Matrade on track to increase export value of mid-tier MTCs to RM15 billion by 2021

Posted on : 13-05-2016 | By : sabah today | In : National Business

KUALA LUMPUR — The Malaysia External Trade Development Corporation (Matrade) is on track to increase the export value of local mid-tier companies (MTCs) to RM15 billion by 2021 via the Mid-Tier Companies Development Programme (MTCDP).

Last year, the export value of the 101 MTCs under the MTCDP’s Wave 1 and 2 Programmes reached RM5.67 billion, up by RM1.52 billion from the RM4.15 billion in 2014, said Matrade’s Senior Director Strategic Planning Division, Wan Latiff Wan Musa.

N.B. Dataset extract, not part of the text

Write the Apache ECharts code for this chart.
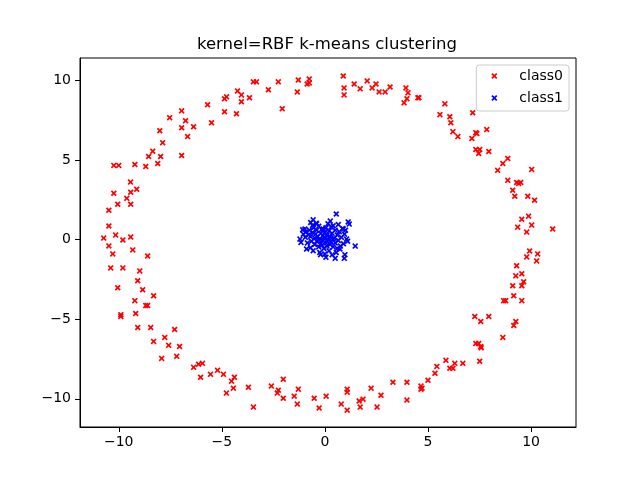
<!DOCTYPE html>
<html lang="en">
<head>
    <meta charset="UTF-8">
    <title>kernel=RBF k-means clustering</title>
    <script src="https://cdn.jsdelivr.net/npm/echarts/dist/echarts.min.js"></script>
    <style>
        html, body { margin: 0; padding: 0; background: #fff; }
        #paint { width: 640px; height: 480px; }
    </style>
</head>
<body>
<div id="paint"></div>

<script type="text/javascript">
    var titleText = 'kernel=RBF k-means clustering';
    var seriesNames = ['class0', 'class1'];
    var xTicks = [-10, -5, 0, 5, 10];
    var yTicks = [-10, -5, 0, 5, 10];

    // outer ring
    var class0 = [
        [-10.24,4.67],[-10.0,4.67],[-9.22,4.73],[-8.69,4.6],[-9.43,3.62],[-8.55,5.23],[-8.35,5.56],[-7.97,5.23],
        [-8.11,4.79],[-7.87,6.1],[-8.01,6.85],[-7.53,7.67],[-6.95,8.1],[-6.76,7.48],[-6.95,7.04],[-6.66,6.48],
        [-6.37,7.1],[-6.95,5.29],[-5.69,8.48],[-5.5,7.35],[-4.87,8.86],[-4.77,8.98],[-4.87,8.04],[-4.24,9.35],
        [-4.05,9.1],[-4.05,8.67],[-4.29,7.92],[-3.66,8.92],[-3.47,9.92],[-3.32,9.92],[-2.74,9.42],[-2.26,9.92],
        [-2.07,8.23],[-1.29,10.04],[-1.34,9.29],[-0.86,9.79],[-0.76,10.1],[-0.76,9.85],
        [0.89,10.29],[0.93,9.54],[0.93,9.1],[1.42,9.79],[1.71,9.48],[2.05,9.98],[2.29,9.54],[2.48,9.79],
        [2.63,9.29],[2.92,9.29],[3.16,9.6],[3.93,9.54],[4.03,9.23],[3.98,8.86],[3.84,8.6],[4.51,8.92],
        [4.56,8.92],[5.82,8.54],[5.58,7.86],[6.06,7.73],[6.11,7.35],[6.21,6.79],[6.45,6.48],[7.17,7.98],
        [7.13,6.36],[7.32,6.73],[7.37,6.67],[7.85,6.92],[7.32,5.67],[7.51,5.67],[7.46,5.42],[7.95,5.54],
        [8.87,5.1],[8.63,4.79],[8.38,4.36],[8.87,3.73],[9.3,3.6],[9.5,3.6],[10.03,4.42],
        [9.4,3.54],[9.11,3.11],[9.21,2.73],[9.84,2.73],[10.17,2.48],[9.88,1.48],[9.55,1.29],[9.35,0.79],
        [10.03,0.92],[9.79,0.48],[11.05,0.67],[9.93,-0.71],[10.32,-0.89],[9.79,-1.08],[10.27,-1.33],[9.3,-1.64],
        [9.55,-2.14],[9.26,-2.27],[9.64,-2.64],[9.11,-2.89],[9.55,-2.89],[9.16,-3.52],[8.67,-3.83],[8.77,-3.83],
        [9.55,-3.83],
        [7.27,-4.83],[7.56,-5.14],[7.95,-4.83],[9.16,-5.39],[9.26,-5.14],[8.63,-6.14],[7.32,-6.52],[7.46,-6.52],
        [7.56,-6.71],[7.58,-6.79],[7.51,-7.64],[5.87,-7.58],[5.43,-7.96],[6.06,-8.08],[6.21,-8.08],[6.3,-7.77],
        [6.69,-7.77],[5.34,-8.39],[5.0,-8.83],[4.66,-9.2],[4.71,-9.33],[4.66,-9.39],[3.98,-8.96],[3.3,-8.96],
        [3.98,-10.08],[2.72,-9.77],[2.24,-9.33],[1.85,-10.02],[1.66,-10.14],[1.71,-10.52],[2.53,-10.52],[1.08,-9.39],
        [1.08,-9.58],[0.79,-10.33],[1.08,-10.71],[0.06,-9.83],
        [-8.69,-4.14],[-8.6,-4.14],[-9.9,-4.71],[-9.9,-4.83],[-9.18,-4.64],[-9.08,-5.52],[-8.45,-5.52],[-8.31,-6.39],
        [-7.77,-6.14],[-7.58,-6.64],[-7.29,-5.64],[-7.05,-6.71],[-7.92,-7.46],[-7.19,-7.33],[-6.37,-8.02],[-6.13,-7.83],
        [-5.94,-7.77],[-6.03,-8.64],[-5.55,-8.46],[-5.21,-8.21],[-4.92,-8.46],[-4.53,-8.89],[-4.39,-8.64],[-4.78,-9.64],
        [-4.44,-9.33],[-3.71,-9.27],[-3.47,-10.52],[-2.6,-9.2],[-2.26,-9.46],[-2.31,-9.64],[-2.02,-8.77],[-2.02,-9.96],
        [-1.49,-9.83],[-1.29,-9.39],[-1.34,-10.33],[-0.52,-9.96],[-0.28,-10.58],
        [-10.24,2.92],[-9.42,2.98],[-9.13,3.17],[-9.61,2.6],[-10.05,2.23],[-9.42,2.23],[-10.48,1.85],[-10.48,0.86],
        [-10.73,0.1],[-10.15,0.29],[-9.8,-0.02],[-9.42,0.17],[-10.48,-0.39],[-10.29,-0.89],[-9.32,-0.64],[-8.6,-1.02],
        [-10.39,-1.77],[-9.8,-1.77],[-8.98,-1.96],[-9.08,-2.58],[-10.05,-3.02],[-8.84,-3.14],[-8.31,-3.52],[-9.22,-3.83]
    ];

    // inner blob
    var class1 = [
        [0.55,1.62],[0.26,1.17],[1.13,1.12],[1.18,0.98],[-0.57,1.25],[-0.69,1.08],[-0.42,1.04],[-0.97,0.67],
        [-1.08,0.63],[-1.21,0.04],[-1.16,-0.17],[-0.89,-0.58],[-0.57,-0.69],[-0.21,-0.94],[0.05,-1.1],[0.5,-1.17],
        [0.97,-0.94],[0.94,-1.17],[1.47,-0.4],[0.73,-0.58],[1.05,0.04],[0.89,0.67],[0.4,0.88],[-0.08,0.67],
        [-0.9,0.5],[-0.8,0.3],[-0.75,0.6],[-0.7,0.2],[-0.65,-0.1],[-0.6,0.45],[-0.55,0.75],[-0.5,0.1],
        [-0.5,-0.3],[-0.45,0.35],[-0.4,-0.1],[-0.4,0.6],[-0.35,0.2],[-0.3,-0.45],[-0.3,0.85],[-0.25,0.05],
        [-0.2,0.4],[-0.2,-0.25],[-0.15,0.65],[-0.1,-0.05],[-0.1,0.25],[-0.05,-0.55],[0,0.1],[0,0.45],
        [0.05,-0.2],[0.05,0.75],[0.1,0.3],[0.1,-0.4],[0.15,0.0],[0.2,0.55],[0.2,-0.7],[0.25,0.2],
        [0.3,-0.15],[0.3,0.8],[0.35,0.4],[0.4,-0.45],[0.45,0.1],[0.5,0.6],[0.5,-0.2],[0.55,-0.8],
        [0.6,0.3],[0.65,-0.05],[0.7,0.5],[0.75,-0.4],[0.8,0.15],[0.85,0.7],[0.9,-0.25],[0.95,0.35],
        [-0.85,-0.2],[-0.95,0.15],[-0.7,-0.5],[-0.6,0.9],[-0.25,-0.8],[0.0,-0.9],[0.35,-0.95],[0.15,1.0],
        [-0.4,1.0],[0.65,0.95],[1.0,0.6],[1.1,-0.1],[-1.05,0.35],[-0.15,-0.35],[0.25,-0.3],[-0.05,0.15],
        [0.1,-0.1],[0.4,0.05],[-0.3,0.0],[0.2,0.1],[-0.1,0.55],[0.6,-0.55]
    ];
</script>

<script type="text/javascript">
    var myChart = echarts.init(document.getElementById('paint'), null, {renderer: 'canvas'});
    var font = 'DejaVu Sans';
    // filled "x" marker like matplotlib's
    var xMark = 'path://M0,2L2,0L5,3L8,0L10,2L7,5L10,8L8,10L5,7L2,10L0,8L3,5Z';

    function minus(v) {
        return String(v).replace('-', '\u2212');
    }

    var option = {
        animation: false,
        title: {
            text: titleText,
            left: 192,
            top: 31,
            textStyle: { fontFamily: font, fontSize: 16.5, fontWeight: 'normal', color: '#000' }
        },
        legend: {
            orient: 'vertical',
            right: 71,
            top: 65,
            padding: [4, 6, 6, 15],
            itemGap: 8,
            itemWidth: 6,
            itemHeight: 6,
            borderColor: '#cccccc',
            borderWidth: 1,
            borderRadius: 3,
            backgroundColor: 'rgba(255,255,255,0.8)',
            textStyle: { fontFamily: font, fontSize: 14, color: '#000', lineHeight: 14, padding: [0, 0, 0, 17] },
            data: [
                { name: seriesNames[0], icon: xMark },
                { name: seriesNames[1], icon: xMark }
            ]
        },
        grid: {
            left: 80, right: 64, top: 58, bottom: 53,
            show: true, borderColor: '#000', borderWidth: 1
        },
        xAxis: {
            type: 'value',
            min: -11.88,
            max: 12.18,
            splitLine: { show: false },
            axisLine: { show: true, onZero: false, lineStyle: { color: '#000' } },
            axisTick: { show: true, length: 5, inside: false, customValues: xTicks, lineStyle: { color: '#000' } },
            axisLabel: {
                customValues: xTicks, margin: 8, color: '#000',
                fontFamily: font, fontSize: 14, formatter: minus
            }
        },
        yAxis: {
            type: 'value',
            min: -11.77,
            max: 11.42,
            splitLine: { show: false },
            axisLine: { show: true, onZero: false, lineStyle: { color: '#000' } },
            axisTick: { show: true, length: 5, inside: false, customValues: yTicks, lineStyle: { color: '#000' } },
            axisLabel: {
                customValues: yTicks, margin: 9, color: '#000',
                fontFamily: font, fontSize: 14, formatter: minus
            }
        },
        series: [
            {
                name: seriesNames[0],
                type: 'scatter',
                symbol: xMark,
                symbolSize: 6,
                itemStyle: { color: '#ff0000', opacity: 1 },
                data: class0
            },
            {
                name: seriesNames[1],
                type: 'scatter',
                symbol: xMark,
                symbolSize: 6,
                itemStyle: { color: '#0000ff', opacity: 1 },
                data: class1
            }
        ]
    };
    myChart.setOption(option);
</script>
</body>
</html>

“This year, we will see a better performance in exports as we recruited 54 local MTCs for the MTCDP’s Wave 3 Programme on April 1.

“We are also confident that upon completion of the programme, export revenue generated by the 54 MTCs would increase by eight per cent next year, up from the current RM1.2 billion,” he told Bernama yesterday.

Established in 2014, the MTCDP is a nine-month programme hosted by Matrade to help local MTCs from various sectors accelerate their export growth and strengthen their core business functions.

The programme will be implemented in eight waves over eight years and is expected to create 21,000 high-income jobs by 2021.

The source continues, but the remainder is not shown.